Work to do: Nothing beyond the line containing "const cx = i => x(i) + x.bandwidth() / 2;" is to be printed; print exactly each line from the start of the records below through that line, leaving out pictures.

─── Exercise data

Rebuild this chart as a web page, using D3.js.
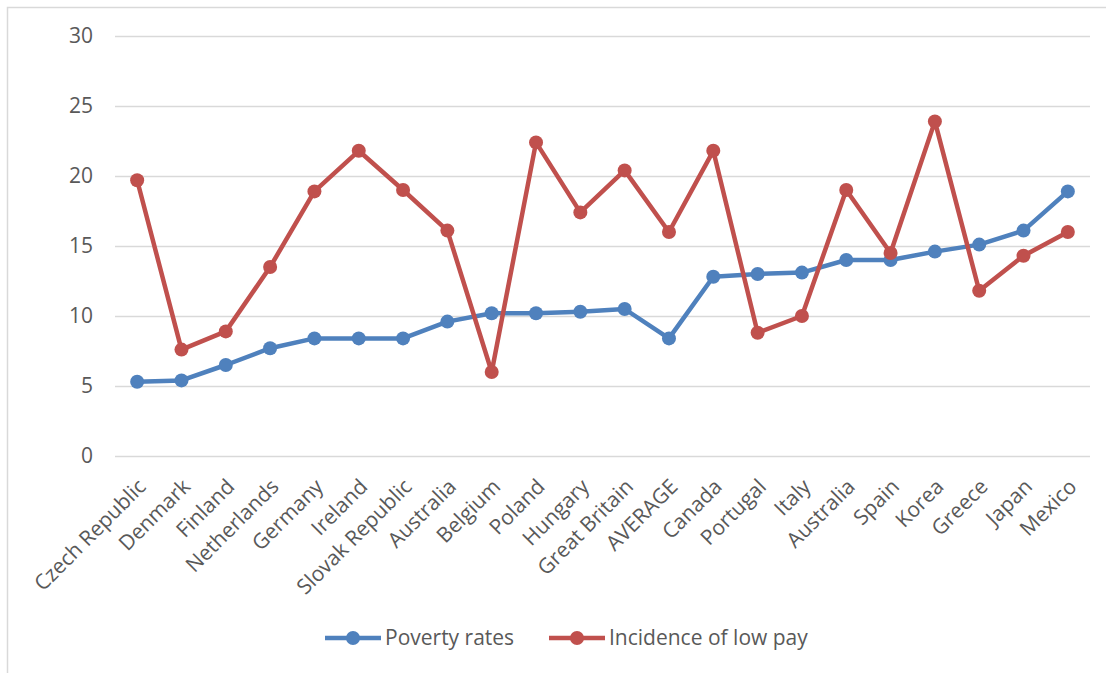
<!DOCTYPE html>
<html>
<head>
<meta charset="utf-8">
<script src="https://cdn.jsdelivr.net/npm/d3@7"></script>
<style>
  body { margin: 0; background: #fff; }
  text { font-family: "Open Sans", sans-serif; fill: #595959; }
</style>
</head>
<body>
<div id="chart"></div>
<script>
// categories along the x axis
const countries = ["Czech Republic", "Denmark", "Finland", "Netherlands", "Germany", "Ireland",
  "Slovak Republic", "Australia", "Belgium", "Poland", "Hungary", "Great Britain", "AVERAGE",
  "Canada", "Portugal", "Italy", "Australia", "Spain", "Korea", "Greece", "Japan", "Mexico"];

// series values
const povertyRates = [5.3, 5.4, 6.5, 7.7, 8.4, 8.4, 8.4, 9.6, 10.2, 10.2, 10.3, 10.5, 8.4,
  12.8, 13.0, 13.1, 14.0, 14.0, 14.6, 15.1, 16.1, 18.9];
const lowPay = [19.7, 7.6, 8.9, 13.5, 18.9, 21.8, 19.0, 16.1, 6.0, 22.4, 17.4, 20.4, 16.0,
  21.8, 8.8, 10.0, 19.0, 14.5, 23.9, 11.8, 14.3, 16.0];

const yTicks = [0, 5, 10, 15, 20, 25, 30];

const series = [
  { name: "Poverty rates", values: povertyRates, color: "#4f81bd" },
  { name: "Incidence of low pay", values: lowPay, color: "#c0504d" }
];

const W = 1106, H = 673;
const margin = { top: 36, right: 16, bottom: 217, left: 115 },
    width = W - margin.left - margin.right,
    height = H - margin.top - margin.bottom;

const svg = d3.select("#chart")
    .append("svg")
    .attr("width", W)
    .attr("height", H);

// outer frame
svg.append("rect")
    .attr("x", 7.5).attr("y", 7.5)
    .attr("width", W + 10).attr("height", H + 10)
    .attr("fill", "none")
    .attr("stroke", "#d9d9d9")
    .attr("stroke-width", 1.5);

const g = svg.append("g")
    .attr("transform", `translate(${margin.left},${margin.top})`);

// x: one band per country, points sit in the middle
const x = d3.scaleBand()
    .domain(d3.range(countries.length))
    .range([0, width]);
const cx = i => x(i) + x.bandwidth() / 2;

const y = d3.scaleLinear()
    .domain([0, 30])
    .range([height, 0]);

// gridlines + y labels
g.append("g")
    .call(d3.axisLeft(y).tickValues(yTicks).tickSize(-width).tickPadding(22))
    .call(a => a.select(".domain").remove())
    .call(a => a.selectAll(".tick line").attr("stroke", "#d9d9d9").attr("stroke-width", 1.5))
    .call(a => a.selectAll(".tick text")
        .attr("font-family", "Open Sans").attr("font-size", 21).attr("fill", "#595959"));

// x labels, rotated
g.append("g")
    .selectAll("text")
    .data(countries)
    .join("text")
    .attr("text-anchor", "end")
    .attr("font-size", 21)
    .attr("transform", (d, i) => `translate(${cx(i) + 10},${height + 32}) rotate(-45)`)
    .text(d => d);

// lines and markers
const line = d3.line()
    .x((d, i) => cx(i))
    .y(d => y(d));

series.forEach(s => {
    g.append("path")
        .datum(s.values)
        .attr("fill", "none")
        .attr("stroke", s.color)
        .attr("stroke-width", 4.5)
        .attr("stroke-linejoin", "round")
        .attr("d", line);
    g.selectAll(null)
        .data(s.values)
        .join("circle")
        .attr("cx", (d, i) => cx(i))
        .attr("cy", d => y(d))
        .attr("r", 7)
        .attr("fill", s.color);
});

// legend
const legend = svg.append("g").attr("transform", "translate(325,638)");
const legendX = [0, 224];
series.forEach((s, i) => {
    const lg = legend.append("g").attr("transform", `translate(${legendX[i]},0)`);
    lg.append("line")
        .attr("x1", 0).attr("x2", 56)
        .attr("stroke", s.color).attr("stroke-width", 4.5);
    lg.append("circle").attr("cx", 28).attr("r", 7).attr("fill", s.color);
    lg.append("text")
        .attr("x", 60).attr("dy", "0.35em")
        .attr("font-size", 21)
        .text(s.name);
});
</script>
</body>
</html>
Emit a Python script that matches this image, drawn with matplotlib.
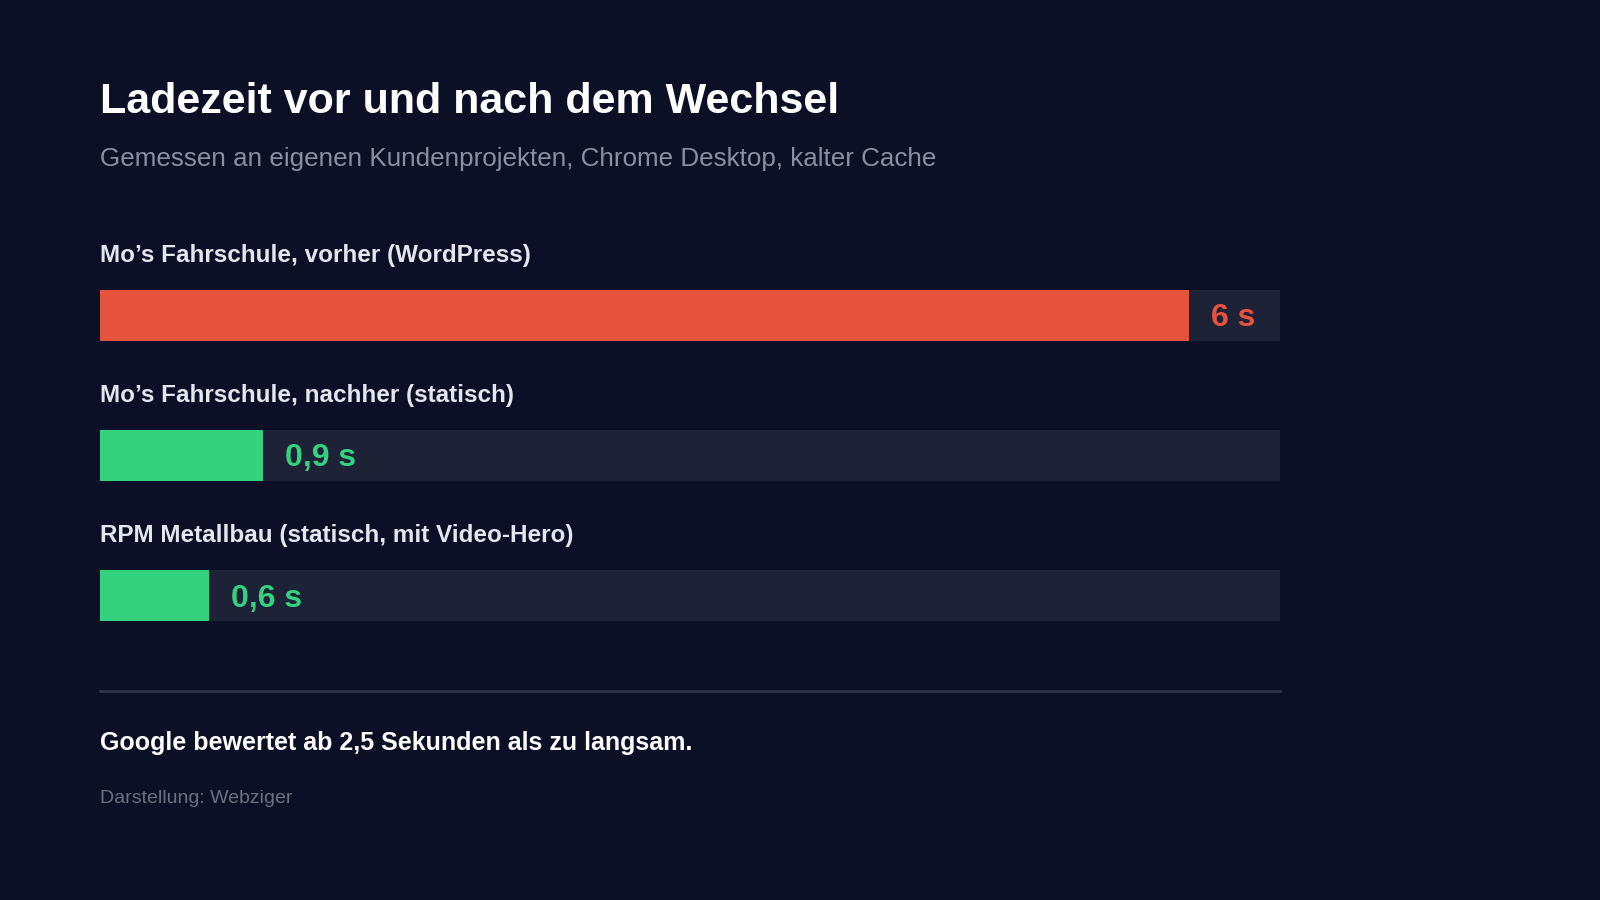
import matplotlib.pyplot as plt

labels = ['Mo’s Fahrschule, vorher (WordPress)',
          'Mo’s Fahrschule, nachher (statisch)',
          'RPM Metallbau (statisch, mit Video-Hero)']
values = [6.0, 0.9, 0.6]
value_text = ['6 s', '0,9 s', '0,6 s']
colors = ['#e5533d', '#34d27e', '#34d27e']
x_max = 6.5

bg = '#0b1026'
track = '#1d2236'
W, H = 1568, 882

def fx(px):
    return px / W

def fy(py):
    return 1 - py / H

plt.rcParams['font.family'] = ['Liberation Sans', 'DejaVu Sans']
fig = plt.figure(figsize=(16, 9), dpi=100, facecolor=bg)

fig.text(fx(98), fy(100), 'Ladezeit vor und nach dem Wechsel', color='white',
         fontsize=31, fontweight='bold', va='center')
fig.text(fx(98), fy(156), 'Gemessen an eigenen Kundenprojekten, Chrome Desktop, kalter Cache',
         color='#8a90a2', fontsize=18.7, va='center')

# bar axes covering the track region
ax = fig.add_axes([fx(98), fy(609), fx(1254) - fx(98), (609 - 284) / H])
ax.set_facecolor(bg)
ax.set_xlim(0, x_max)
ax.set_ylim(2.182, -0.182)
ax.axis('off')
ys = list(range(len(values)))
ax.barh(ys, [x_max] * len(values), height=0.364, color=track, left=0)
ax.barh(ys, values, height=0.364, color=colors)
for y, v, t, c, lab in zip(ys, values, value_text, colors, labels):
    ax.text(v + 0.12, y + 0.02, t, color=c, fontsize=23, fontweight='bold', va='center', ha='left')
    ax.text(0, y - 0.43, lab, color='#e4e6ee', fontsize=17.5, fontweight='bold', va='center', ha='left')

fig.add_artist(plt.Line2D([fx(98), fx(1254)], [fy(677), fy(677)], color='#2c3247', lw=2))
fig.text(fx(98), fy(728), 'Google bewertet ab 2,5 Sekunden als zu langsam.', color='white',
         fontsize=18, fontweight='bold', va='center')
fig.text(fx(98), fy(783), 'Darstellung: Webziger', color='#6b7080', fontsize=14, va='center')

fig.savefig('out.png', facecolor=bg)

──────

Result for this task:
Rebuild this chart as a web page, using D3.js.
<!DOCTYPE html>
<html>
<head>
<meta charset="utf-8">
<script src="https://cdn.jsdelivr.net/npm/d3@7"></script>
<style>
  body { margin: 0; background: #fff; }
  text { font-family: "Open Sans", sans-serif; fill: #595959; }
</style>
</head>
<body>
<div id="chart"></div>
<script>
// categories along the x axis
const countries = ["Czech Republic", "Denmark", "Finland", "Netherlands", "Germany", "Ireland",
  "Slovak Republic", "Australia", "Belgium", "Poland", "Hungary", "Great Britain", "AVERAGE",
  "Canada", "Portugal", "Italy", "Australia", "Spain", "Korea", "Greece", "Japan", "Mexico"];

// series values
const povertyRates = [5.3, 5.4, 6.5, 7.7, 8.4, 8.4, 8.4, 9.6, 10.2, 10.2, 10.3, 10.5, 8.4,
  12.8, 13.0, 13.1, 14.0, 14.0, 14.6, 15.1, 16.1, 18.9];
const lowPay = [19.7, 7.6, 8.9, 13.5, 18.9, 21.8, 19.0, 16.1, 6.0, 22.4, 17.4, 20.4, 16.0,
  21.8, 8.8, 10.0, 19.0, 14.5, 23.9, 11.8, 14.3, 16.0];

const yTicks = [0, 5, 10, 15, 20, 25, 30];

const series = [
  { name: "Poverty rates", values: povertyRates, color: "#4f81bd" },
  { name: "Incidence of low pay", values: lowPay, color: "#c0504d" }
];

const W = 1106, H = 673;
const margin = { top: 36, right: 16, bottom: 217, left: 115 },
    width = W - margin.left - margin.right,
    height = H - margin.top - margin.bottom;

const svg = d3.select("#chart")
    .append("svg")
    .attr("width", W)
    .attr("height", H);

// outer frame
svg.append("rect")
    .attr("x", 7.5).attr("y", 7.5)
    .attr("width", W + 10).attr("height", H + 10)
    .attr("fill", "none")
    .attr("stroke", "#d9d9d9")
    .attr("stroke-width", 1.5);

const g = svg.append("g")
    .attr("transform", `translate(${margin.left},${margin.top})`);

// x: one band per country, points sit in the middle
const x = d3.scaleBand()
    .domain(d3.range(countries.length))
    .range([0, width]);
const cx = i => x(i) + x.bandwidth() / 2;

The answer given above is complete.